Reading between the lines of that comment, Cole is clearly referring to how teams rely on paying lower salaries to players in their arbitration years. This can prevent veteran free agents from finding jobs, a problem that has become more pronounced over the past few offseasons.

Cole also alluded to the lack of a salary floor, and the problem of clubs tanking for draft picks rather than spending to win while rebuilding. The current draft system incentivizes this approach.

“We have clubs that aren't competing, that aren’t doing right by their fan bases,” he said. “Clubs that win multiple World Series and then tear it all down. I worry that we’re losing generational fans. I worry that we’re doing fans in those cities a disservice.

“Competitiveness is important. I would like to see the middle of divisions, middle of the league [be] incentivized to compete. And I would like to stop seeing teams who are competing penalized for competing.”

Britton echoed those priorities.

“As for the issues going forward,” he said, “there’s a bunch. We could sit here for hours and talk about it, but I think the biggest thing for players is creating more competition. We want to see more times out there creating good teams, and not concerned about draft picks. There’s a handful of organizations that aren’t putting a great product on the field. We would like to see all teams putting a good team out on the field and creating a more competitive league. That’s what fans want to see.”
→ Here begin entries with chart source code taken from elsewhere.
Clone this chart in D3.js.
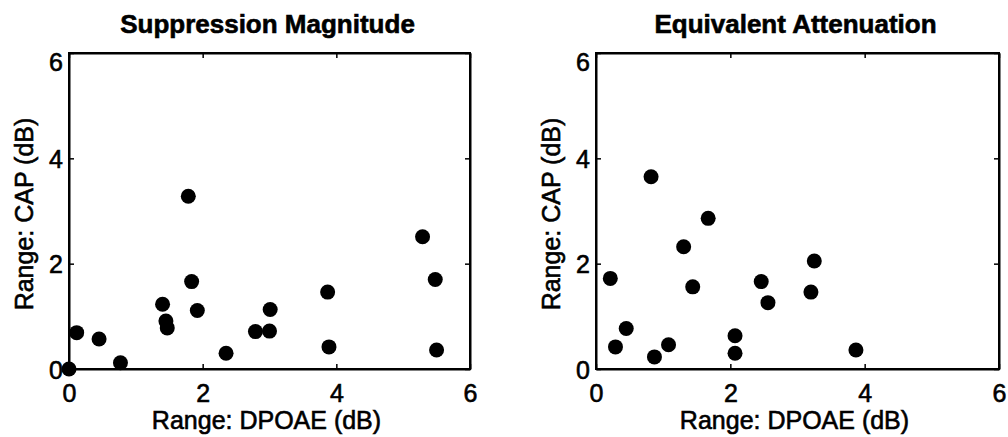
<!DOCTYPE html>
<html>
<head>
<meta charset="utf-8">
<script src="https://cdn.jsdelivr.net/npm/d3@7"></script>
<style>
  html, body { margin: 0; padding: 0; background: #fff; }
  svg { display: block; }
  text { font-family: "Liberation Sans", Arial, sans-serif; fill: #000; stroke: #000; stroke-width: 0.6px; }
</style>
</head>
<body>
<svg id="chart" width="1008" height="437"></svg>
<script>
// ---- Data ----
const panelTitles = ["Suppression Magnitude", "Equivalent Attenuation"];
const xLabel = "Range: DPOAE (dB)";
const yLabel = "Range: CAP (dB)";
const tickValues = [0, 2, 4, 6];

const suppressionDPOAE = [0.0, 0.115, 0.45, 0.77, 1.40, 1.45, 1.47, 1.785, 1.835, 1.92, 2.35, 2.79, 3.00, 3.01, 3.87, 3.89, 5.29, 5.48, 5.50];
const suppressionCAP   = [0.0, 0.69, 0.57, 0.12, 1.23, 0.91, 0.78, 3.28, 1.66, 1.11, 0.30, 0.71, 0.72, 1.13, 1.46, 0.42, 2.51, 1.70, 0.36];

const attenuationDPOAE = [0.213, 0.29, 0.45, 0.82, 0.87, 1.08, 1.305, 1.44, 1.67, 2.07, 2.07, 2.46, 2.56, 3.20, 3.25, 3.87];
const attenuationCAP   = [1.72, 0.42, 0.77, 3.65, 0.23, 0.46, 2.32, 1.56, 2.86, 0.63, 0.30, 1.66, 1.26, 1.46, 2.05, 0.36];

(function () {
  const panels = [
    { title: panelTitles[0], xs: suppressionDPOAE, ys: suppressionCAP, left: 69, width: 401 },
    { title: panelTitles[1], xs: attenuationDPOAE, ys: attenuationCAP, left: 596, width: 403 }
  ];

  const svg = d3.select("#chart");
  const plotTop = 53, plotHeight = 316;
  const tickLen = 5;

  panels.forEach(p => {
    const x = d3.scaleLinear().domain([0, 6]).range([0, p.width]);
    const y = d3.scaleLinear().domain([0, 6]).range([plotHeight, 0]);
    const g = svg.append("g").attr("transform", `translate(${p.left},${plotTop})`);

    // frame
    g.append("rect").attr("x", 0).attr("y", 0).attr("width", p.width).attr("height", plotHeight)
      .attr("fill", "none").attr("stroke", "#000").attr("stroke-width", 2);

    // axes with inward ticks
    const axB = g.append("g").attr("transform", `translate(0,${plotHeight})`)
      .call(d3.axisBottom(x).tickValues(tickValues).tickSizeInner(-tickLen).tickSizeOuter(0).tickFormat(d3.format("d")));
    const axL = g.append("g")
      .call(d3.axisLeft(y).tickValues(tickValues).tickSizeInner(-tickLen).tickSizeOuter(0).tickFormat(d3.format("d")));
    const axT = g.append("g")
      .call(d3.axisTop(x).tickValues(tickValues).tickSizeInner(-tickLen).tickSizeOuter(0).tickFormat(""));
    const axR = g.append("g").attr("transform", `translate(${p.width},0)`)
      .call(d3.axisRight(y).tickValues(tickValues).tickSizeInner(-tickLen).tickSizeOuter(0).tickFormat(""));

    [axB, axL, axT, axR].forEach(a => {
      a.select(".domain").attr("stroke", "#000").attr("stroke-width", 2);
      a.selectAll(".tick line").attr("stroke", "#000").attr("stroke-width", 1.5);
      a.selectAll("text").attr("font-size", 25).attr("font-family", "'Liberation Sans', Arial, sans-serif")
        .attr("fill", "#000").attr("stroke", "#000").attr("stroke-width", 0.6);
    });
    axB.selectAll(".tick text").attr("y", 33).attr("dy", null);
    axL.selectAll(".tick text").attr("x", -6).attr("dy", "0.36em")
      .attr("transform", d => d === 6 ? "translate(0,8)" : null);

    // points
    g.append("g").selectAll("circle").data(p.xs.map((v, i) => [v, p.ys[i]])).enter()
      .append("circle")
      .attr("cx", d => x(d[0])).attr("cy", d => y(d[1])).attr("r", 7.5)
      .attr("fill", "#000");

    // title
    g.append("text").attr("x", p.width / 2 - 2).attr("y", -20)
      .attr("text-anchor", "middle").attr("font-size", 26).attr("font-weight", "bold")
      .text(p.title);

    // x label
    g.append("text").attr("x", p.width / 2 - 3).attr("y", plotHeight + 60)
      .attr("text-anchor", "middle").attr("font-size", 25).text(xLabel);

    // y label
    g.append("text").attr("transform", `translate(-36,${plotHeight / 2 + 3}) rotate(-90)`)
      .attr("text-anchor", "middle").attr("font-size", 25).text(yLabel);
  });
})();
</script>
</body>
</html>
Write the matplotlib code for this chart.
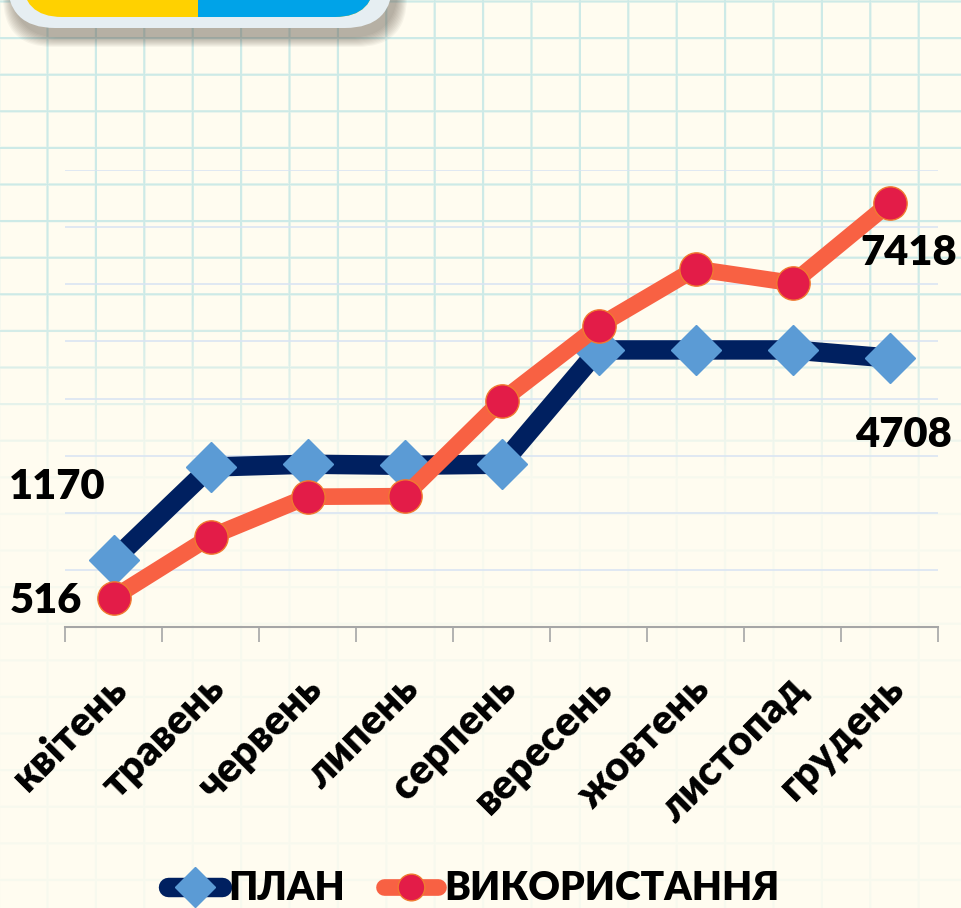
import numpy as np
import matplotlib
matplotlib.use("Agg")
import matplotlib.pyplot as plt
import matplotlib.transforms as mtransforms
from matplotlib.patches import FancyBboxPatch, Rectangle

months = ["квітень", "травень", "червень", "липень", "серпень",
          "вересень", "жовтень", "листопад", "грудень"]
plan = [1170, 2800, 2850, 2830, 2850, 4850, 4850, 4850, 4708]
used = [516, 1580, 2280, 2290, 3960, 5270, 6270, 6020, 7418]

NAVY = "#002060"
DIAMOND = "#5B9BD5"
CORAL = "#F86143"
RED = "#E31C48"

plt.rcParams["font.family"] = ["Lato", "DejaVu Sans"]
plt.rcParams["font.weight"] = "heavy"

W, H = 961, 908
fig = plt.figure(figsize=(W / 100, H / 100), dpi=100)

# squared paper background, fading out towards the bottom
bg = fig.add_axes([0, 0, 1, 1])
bg.set_xlim(0, W)
bg.set_ylim(H, 0)
bg.axis("off")
yy, xx = np.mgrid[0:H, 0:W]
cream = np.array([255, 252, 240]) / 255
paper_line = np.array([205, 234, 231]) / 255
dx = np.abs(((xx - 47 + 24.2) % 48.4) - 24.2)
dy = np.abs(((yy - 1 + 18.3) % 36.6) - 18.3)
on = np.clip(1.6 - np.minimum(dx, dy), 0, 1)
fade = np.interp(yy, [0, 300, 480, H], [1, 1, 0.15, 0.15])
a = (on * fade)[..., None]
img = cream * (1 - a) + paper_line * a
bg.imshow(img, extent=(0, W, H, 0), aspect="auto", interpolation="bilinear")

# flag banner peeking in at the top
for i in range(10):
    bg.add_patch(FancyBboxPatch((12 - i, -90), 386 + 2 * i, 128 + i,
                                boxstyle="round,pad=0,rounding_size=50",
                                fc=(0.35, 0.3, 0.25), ec="none", alpha=0.05))
bg.add_patch(FancyBboxPatch((7, -90), 386, 118, boxstyle="round,pad=0,rounding_size=48",
                            fc="#E6EEF2", ec="none"))
bg.add_patch(FancyBboxPatch((22, -90), 353, 107, boxstyle="round,pad=0,rounding_size=40",
                            fc="#FFD100", ec="none"))
blue = FancyBboxPatch((22, -90), 353, 107, boxstyle="round,pad=0,rounding_size=40",
                      fc="#00A3E8", ec="none")
bg.add_patch(blue)
clip = Rectangle((198, -100), 300, 200, transform=bg.transData)
blue.set_clip_path(clip)

# chart
ax = fig.add_axes([65 / W, 1 - 627 / H, (938 - 65) / W, (627 - 170) / H])
ax.patch.set_alpha(0)
x = np.arange(len(months))
ax.plot(x, plan, color=NAVY, lw=14, marker="D", ms=25, mfc=DIAMOND, mec=DIAMOND,
        solid_joinstyle="round", solid_capstyle="round", label="ПЛАН", zorder=3)
ax.plot(x, used, color=CORAL, lw=12, marker="o", ms=24, mfc=RED, mec="#F07A30", mew=1,
        solid_joinstyle="round", solid_capstyle="round", label="ВИКОРИСТАННЯ", zorder=4)

ax.set_xlim(-0.5, 8.5)
ax.set_ylim(0, 8000)
ax.set_yticks(range(1000, 8001, 1000))
ax.tick_params(axis="y", length=0, labelleft=False)
ax.yaxis.grid(True, color="#DAE5F3", lw=1.2)
ax.set_axisbelow(True)
for s in ["top", "right", "left"]:
    ax.spines[s].set_visible(False)
ax.spines["bottom"].set_color("#A6A6A6")
ax.spines["bottom"].set_linewidth(1.5)

ax.set_xticks(x)
ax.set_xticklabels(months, rotation=45, ha="right", va="center",
                   rotation_mode="anchor", fontsize=30)
ax.set_xticks(np.arange(-0.5, 9), minor=True)
ax.tick_params(axis="x", which="major", length=0, pad=40)
ax.tick_params(axis="x", which="minor", length=11, width=1.2, color="#A6A6A6")
shift = mtransforms.ScaledTranslation(8 / 100, 0, fig.dpi_scale_trans)
for lab in ax.get_xticklabels():
    lab.set_transform(lab.get_transform() + shift)

# data labels for first and last points
lab_kw = dict(textcoords="offset pixels", ha="center", va="center", fontsize=30,
              color="black", annotation_clip=False)
ax.annotate(f"{plan[0]}", (0, plan[0]), xytext=(-56, 73), **lab_kw)
ax.annotate(f"{used[0]}", (0, used[0]), xytext=(-68, -3), **lab_kw)
ax.annotate(f"{used[-1]}", (8, used[-1]), xytext=(19, -50), **lab_kw)
ax.annotate(f"{plan[-1]}", (8, plan[-1]), xytext=(14, -77), **lab_kw)

fig.legend(loc="center", bbox_to_anchor=(0.493, 1 - 889 / H), ncol=2, frameon=False,
           fontsize=28, handlelength=1.4, handletextpad=0.15, columnspacing=1.0,
           markerscale=0.8)

fig.savefig("out.png", dpi=100)
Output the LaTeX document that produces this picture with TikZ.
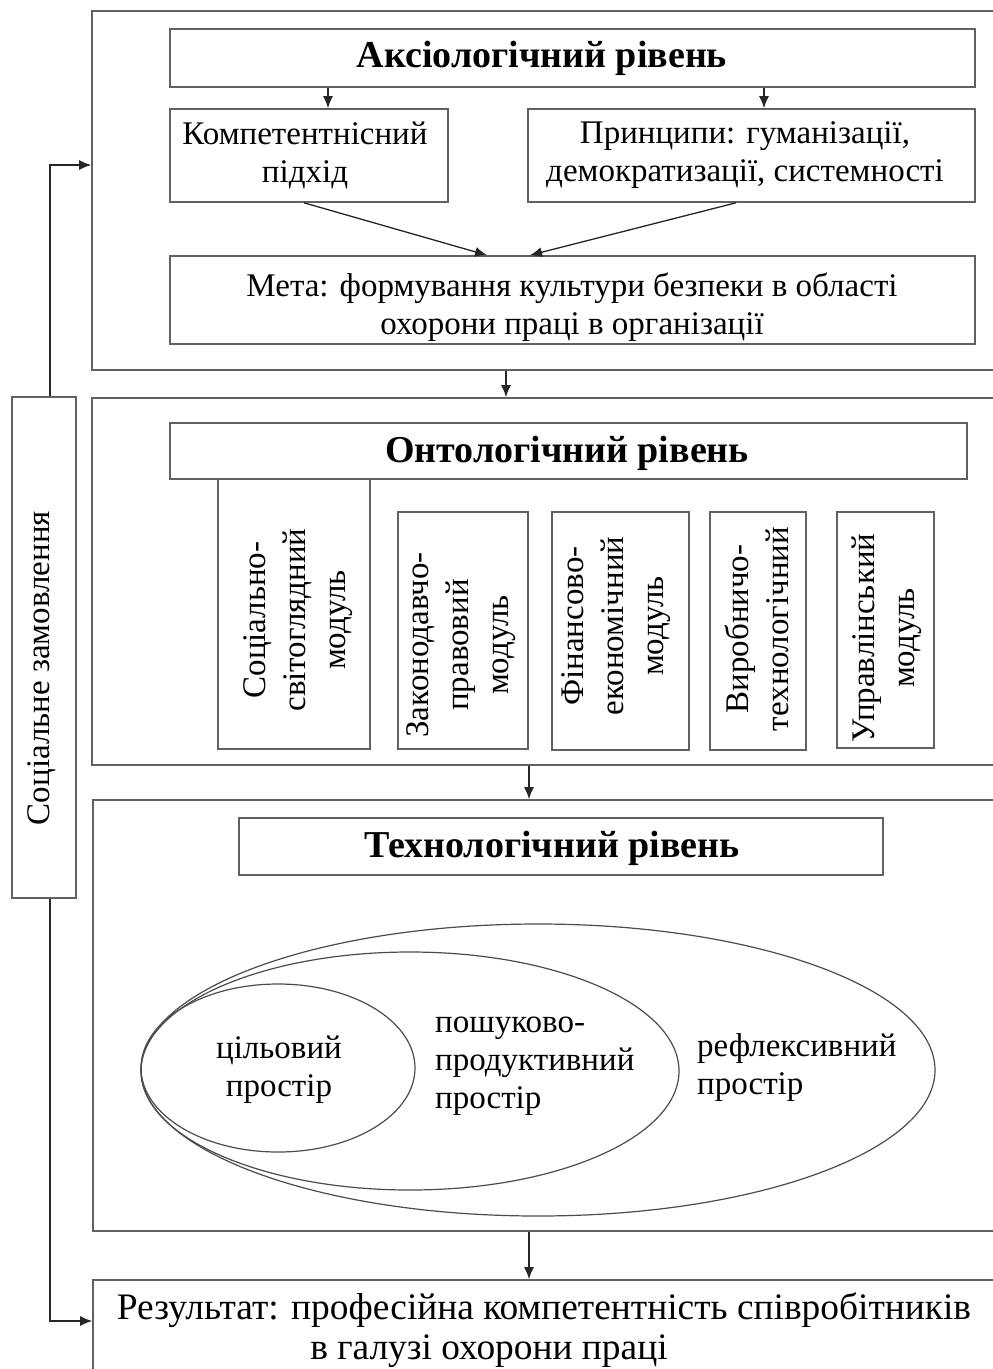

Britton is a natural consensus-builder. Last year, as the Yankees’ union representative during thorny issues related to the pandemic, he earned public praise from management in the form of GM Brian Cashman for his ability to communicate with both sides.

“Sometimes the issues that we have, it’s because of a lack of communication,” Britton said of players and management. “We may not always agree, but communicating is the best way to meet a neutral point. It has been a good relationship [with the Yankees]. Cash has been great, and that makes it a lot easier.”

In a more global sense, Britton might be able to take that agreeable style into the labor talks. He alluded to a desire to avoid a work stoppage, saying, “We want to continue playing. Baseball has been doing very well.”

But like Cole, he was resolute and focused in his view of what needs to change.

“More competition throughout the league is one of the top priorities for us,” he said.